In Gurgaon, mustard oil price on 19 March was Rs 98 per litre which is now Rs 120, a jump of Rs 22 per lire. In the National capital, there is a jump of Rs 8 per kilogram in the retail price of mustard oil. Cities like Panaji, Jaipur and Lucknow are also affected by the sudden jump in the price of mustard oil.

The retail price of tomato is also up at almost all the major centres despite being under the monitoring of the Department of Consumer Affairs. In Delhi, tomato price per kilogram increased by Rs 10 while in Mumbai it is Rs 19 per kilogram after the lockdown. The price of tomato in Delhi on 19 March was Rs 23 per kilogram which is now selling at Rs 33 per kilogram.

Similarly in Mumbai, the retail price of tomato was Rs 28 per kilogram on 19 March which is now selling for Rs 47 per kilogram on 8 April. Cities like Kolkata and Bangalore have shown no variation in the retail price of tomato while Thrissur and Kozhikode witnessed a jump of Rs 9 and Rs 6 per kilogram respectively between 19 March and 8 April.

Potato prices have gone up in some cities after the lockdown on 24 March midnight. In Chandigarh, potato retail price on 25 March was Rs 13 per kilogram which is now Rs 20. In Mumbai, the price of potato per kilogram was Rs 26 on 25 March and it has now increased to Rs 33 a kilogram.

Significantly, the government has been able to control the potato prices in Delhi and Gurgaon which had witnessed a huge jump the week after the lockdown was announced. Between 25 to 30 March, the retail price of potato in Gurgram was Rs 40 and it has now been brought down to Rs 25 per kilogram.

Similarly, in Delhi, the price of potato has been brought down from Rs 37 to Rs 30 per kilogram on 8 April 2020. The government data claims that milk prices have been controlled in all the four metro cities -- Delhi, Mumbai, Kolkata and Chennai.

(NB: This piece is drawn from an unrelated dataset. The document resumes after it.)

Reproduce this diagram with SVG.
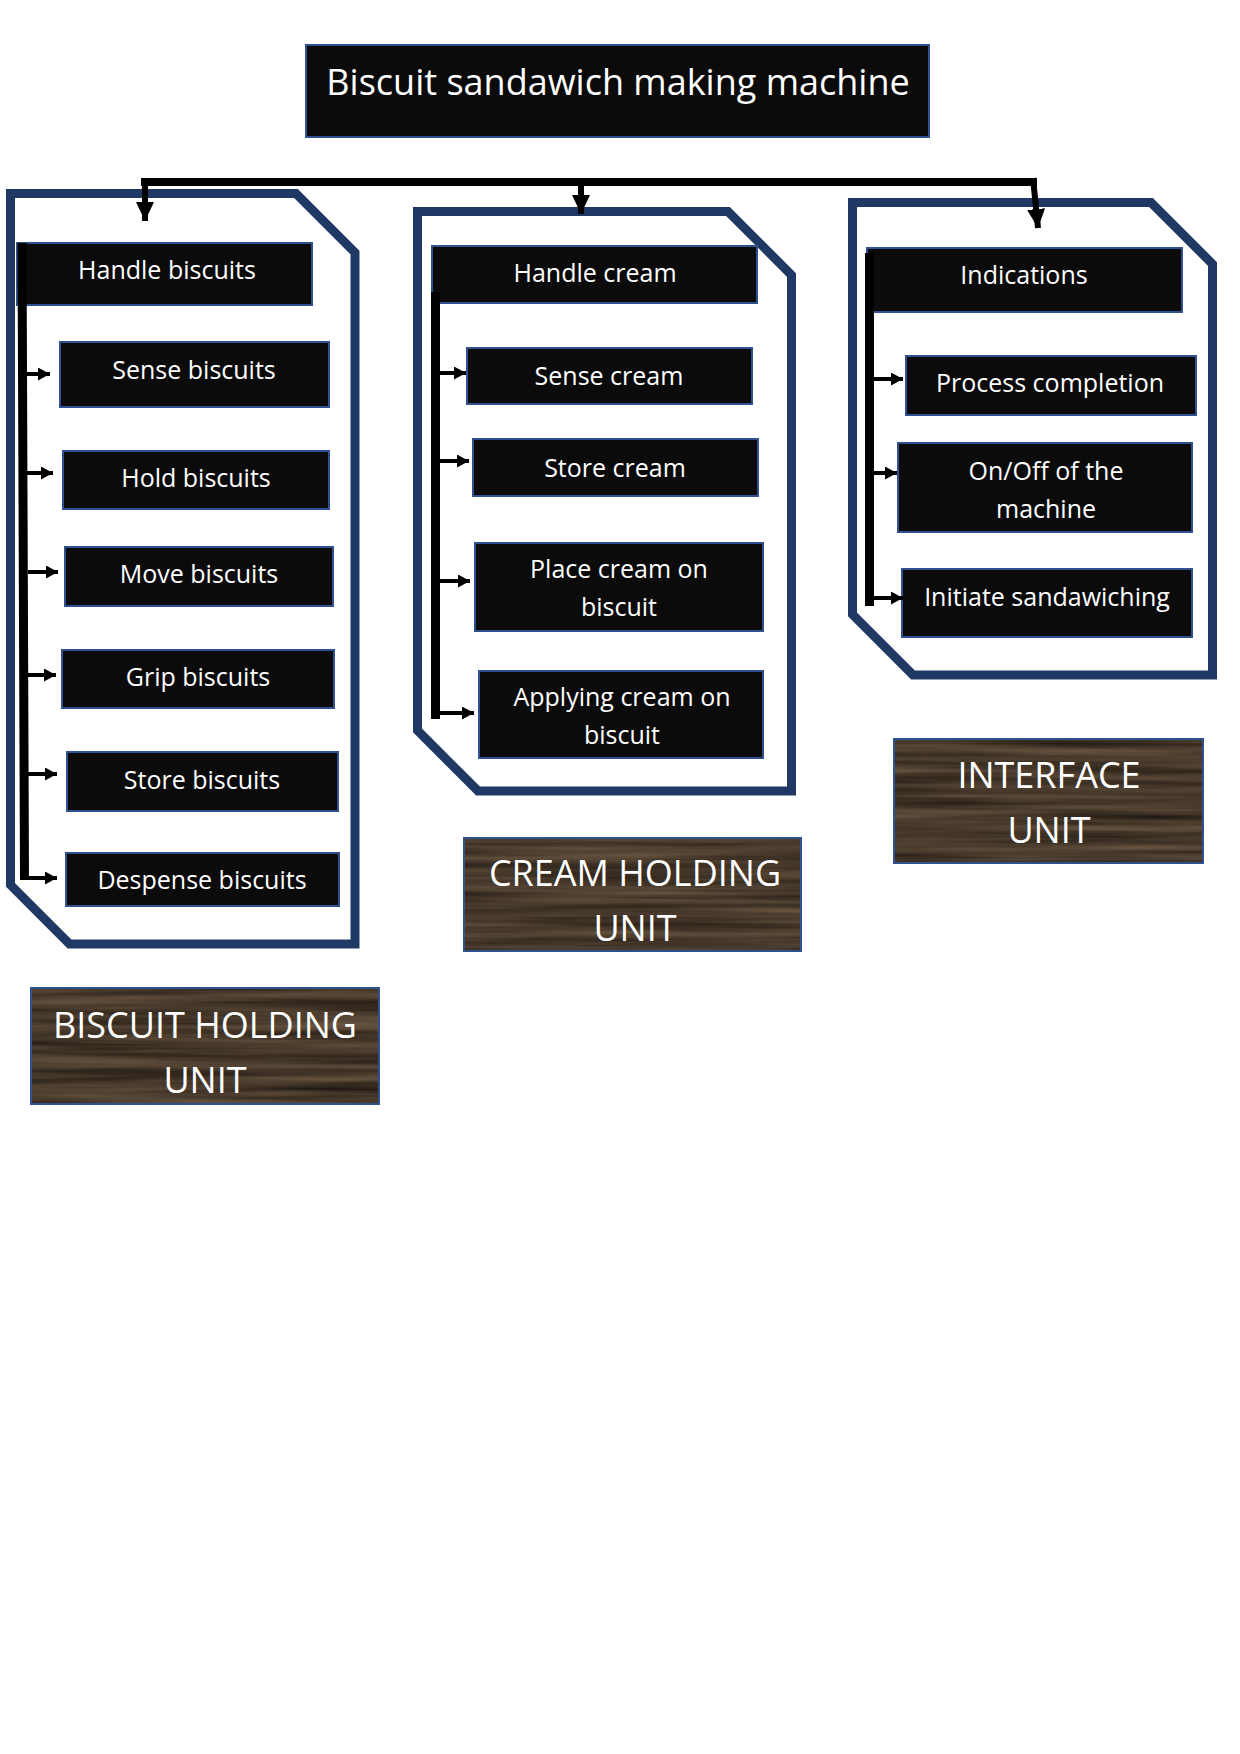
<svg xmlns="http://www.w3.org/2000/svg" width="1240" height="1754" viewBox="0 0 1240 1754">
<defs>
<style>
.node rect.b{fill:#0b0b0b;stroke:#2f528f;stroke-width:2}
.t{font-family:"Open Sans","Noto Sans",sans-serif;fill:#ffffff;text-anchor:middle}
.nt{font-size:25px}
.lt{font-size:36px}
.cont{fill:#ffffff;stroke:#203864;stroke-width:9;stroke-linejoin:miter}
.vl{stroke:#000;stroke-width:9;fill:none}
.sa{stroke:#000;stroke-width:4;fill:none;marker-end:url(#ah)}
.ta{stroke:#000;stroke-width:6;fill:none;marker-end:url(#bh)}
.lab rect.f{filter:url(#wood)}
.lab rect.o{fill:none;stroke:#2f528f;stroke-width:2}
</style>
<marker id="ah" markerUnits="userSpaceOnUse" markerWidth="13" markerHeight="13" refX="12" refY="6.5" orient="auto">
<path d="M0,0 L12,6.5 L0,13 Z" fill="#000"/>
</marker>
<marker id="bh" markerUnits="userSpaceOnUse" markerWidth="20" markerHeight="18" refX="19" refY="9" orient="auto">
<path d="M0,0 L19,9 L0,18 Z" fill="#000"/>
</marker>
<filter id="wood" x="0" y="0" width="1" height="1" color-interpolation-filters="sRGB">
<feTurbulence type="fractalNoise" baseFrequency="0.004 0.13" numOctaves="3" seed="7" result="n"/>
<feColorMatrix in="n" type="matrix" values="0.36 0 0 0 0.10  0.30 0 0 0 0.075  0.24 0 0 0 0.05  0 0 0 0 1"/>
</filter>
</defs>
<rect width="1240" height="1754" fill="#ffffff"/>

<g id="containers">
<path id="biscuit-container" class="cont" d="M10.5,193.5 L296,193.5 L355,252.5 L355,944 L69.5,944 L10.5,885 Z"/>
<path id="cream-container" class="cont" d="M417.5,211.5 L728,211.5 L791.5,275 L791.5,791 L478,791 L417.5,730.5 Z"/>
<path id="interface-container" class="cont" d="M852.5,202.5 L1151,202.5 L1212.5,264 L1212.5,675 L913,675 L852.5,614.5 Z"/>
</g>

<g id="title" class="node">
<rect class="b" x="306" y="45" width="623" height="92" fill="#000"/>
<text class="t" x="618" y="95" font-size="36">Biscuit sandawich making machine</text>
</g>

<g id="handle-biscuits" class="node"><rect class="b" x="17" y="243" width="295" height="62"/><text class="t nt" x="167" y="279">Handle biscuits</text></g>
<g id="sense-biscuits" class="node"><rect class="b" x="60" y="342" width="269" height="65"/><text class="t nt" x="194" y="379">Sense biscuits</text></g>
<g id="hold-biscuits" class="node"><rect class="b" x="63" y="451" width="266" height="58"/><text class="t nt" x="196" y="487">Hold biscuits</text></g>
<g id="move-biscuits" class="node"><rect class="b" x="65" y="547" width="268" height="59"/><text class="t nt" x="199" y="583">Move biscuits</text></g>
<g id="grip-biscuits" class="node"><rect class="b" x="62" y="650" width="272" height="58"/><text class="t nt" x="198" y="686">Grip biscuits</text></g>
<g id="store-biscuits" class="node"><rect class="b" x="67" y="752" width="271" height="59"/><text class="t nt" x="202" y="789">Store biscuits</text></g>
<g id="despense-biscuits" class="node"><rect class="b" x="66" y="853" width="273" height="53"/><text class="t nt" x="202" y="889">Despense biscuits</text></g>

<g id="handle-cream" class="node"><rect class="b" x="432" y="246" width="325" height="57"/><text class="t nt" x="595" y="282">Handle cream</text></g>
<g id="sense-cream" class="node"><rect class="b" x="467" y="348" width="285" height="56"/><text class="t nt" x="609" y="385">Sense cream</text></g>
<g id="store-cream" class="node"><rect class="b" x="473" y="439" width="285" height="57"/><text class="t nt" x="615" y="477">Store cream</text></g>
<g id="place-cream" class="node"><rect class="b" x="475" y="543" width="288" height="88"/><text class="t nt" x="619" y="578">Place cream on</text><text class="t nt" x="619" y="616">biscuit</text></g>
<g id="applying-cream" class="node"><rect class="b" x="479" y="671" width="284" height="87"/><text class="t nt" x="622" y="706">Applying cream on</text><text class="t nt" x="622" y="744">biscuit</text></g>

<g id="indications" class="node"><rect class="b" x="867" y="248" width="315" height="64"/><text class="t nt" x="1024" y="284">Indications</text></g>
<g id="process-completion" class="node"><rect class="b" x="906" y="356" width="290" height="59"/><text class="t nt" x="1050" y="392">Process completion</text></g>
<g id="onoff" class="node"><rect class="b" x="898" y="443" width="294" height="89"/><text class="t nt" x="1046" y="480">On/Off of the</text><text class="t nt" x="1046" y="518">machine</text></g>
<g id="initiate" class="node"><rect class="b" x="902" y="569" width="290" height="68"/><text class="t nt" x="1047" y="606">Initiate sandawiching</text></g>

<g id="biscuit-label" class="lab"><rect class="f" x="31" y="988" width="348" height="116"/><rect class="o" x="31" y="988" width="348" height="116"/><text class="t lt" x="205" y="1038">BISCUIT HOLDING</text><text class="t lt" x="205" y="1093">UNIT</text></g>
<g id="cream-label" class="lab"><rect class="f" x="464" y="838" width="337" height="113"/><rect class="o" x="464" y="838" width="337" height="113"/><text class="t lt" x="635" y="886">CREAM HOLDING</text><text class="t lt" x="635" y="941">UNIT</text></g>
<g id="interface-label" class="lab"><rect class="f" x="894" y="739" width="309" height="124"/><rect class="o" x="894" y="739" width="309" height="124"/><text class="t lt" x="1049" y="788">INTERFACE</text><text class="t lt" x="1049" y="843">UNIT</text></g>

<g id="connectors">
<path d="M141,182 H1037" stroke="#000" stroke-width="8" fill="none"/>
<path class="ta" d="M145,178 V221"/>
<path class="ta" d="M581,186 V214"/>
<path class="ta" d="M1033,178 L1038,228"/>
<path class="vl" d="M22,243 L24.5,880"/>
<path class="sa" d="M27,374 H50"/>
<path class="sa" d="M27,473 H53"/>
<path class="sa" d="M28,572 H58"/>
<path class="sa" d="M28,675 H56"/>
<path class="sa" d="M28,774 H57"/>
<path class="sa" d="M29,878 H57"/>
<path class="vl" d="M435.5,292 V719"/>
<path class="sa" d="M440,373 H466"/>
<path class="sa" d="M440,461 H469"/>
<path class="sa" d="M440,581 H470"/>
<path class="sa" d="M440,713 H474"/>
<path class="vl" d="M869.5,253 V606"/>
<path class="sa" d="M874,379 H903"/>
<path class="sa" d="M874,473 H897"/>
<path class="sa" d="M874,598 H903"/>
</g>
</svg>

However, a sharp increase in the retail prices of milk is being noticed in Shimla, Gurgram, Chandigarh and Varanasi. The government has more or less controlled the prices of onion. Only three cities — Mumbai, Nagpur and Pune — witnessed a substantial increase in the price of onion, ranging from Rs 4 to Rs 8 per kilogram.

The agriculture ministry on Thursday said that 109 trains are supplying essential commodities including perishable items and these services are expected to be scaled up. These special trains are covering 59 routes across the country to deliver the commodities. The ministry said it had advised the states to start procurement of pulses and oilseeds under the price support scheme for the next 90 days and to ensure remunerative prices for perishable items.